Of course they do. See, it isn't about risk. It's about control. Businesses take calculated risks all the time. They invest in new and unproven products and services for example. But they usually do that behind closed doors, in a controlled environment. This mentality continues into the marketing phase of the just finished new product. In print advertising, the marketer owns the paper and the message on it. Outsiders can't talk back or change the words. (Most people these days basically ignore the polished print advertisement because we know it is only one side of the story anyway - the advertiser's side.)
This means that just because you haven't given people a chance during and after the new product development process to tell you that your product or service may be flawed doesn't mean your new product or service is perfect. But you'll never know. Or you won't know until the final results come in and your new product bombs. Wouldn't it be less risky to open up the process, talk along the way, invite comments both good and bad, let people have a say in what you're making for them? Of course it would, but control would go out the window.

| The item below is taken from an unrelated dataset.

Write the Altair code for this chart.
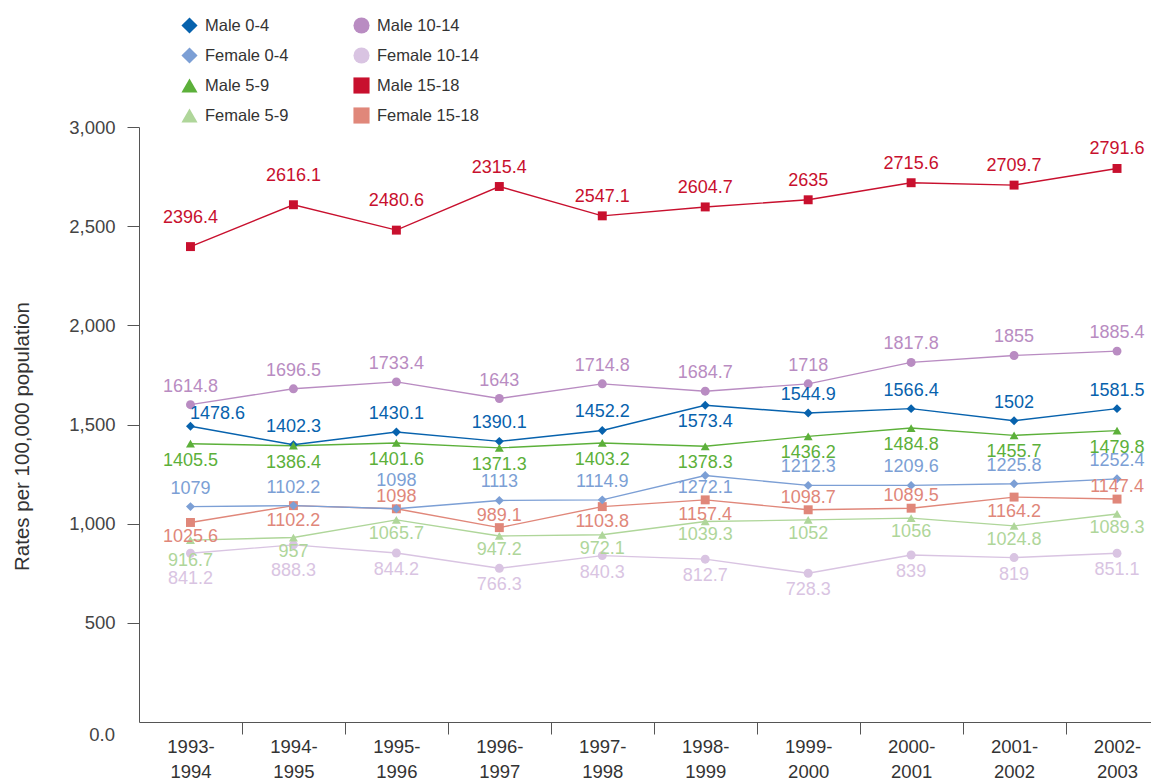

I speak from long experience as a former PR control freak. PR people hate surprises and they dread negative comments. How in the world can such things be explained to clients? Surprises and negative comments are our fault, right? Well, sometimes. But sometimes new products really are flawed and in case you haven't noticed, PR people are among some of the last people on planet Earth who are going to tell a paying customer that their new product idea is a disaster in the making. That's because some of us have no idea, and some of us are more rabidly interested in client retention than honest intention.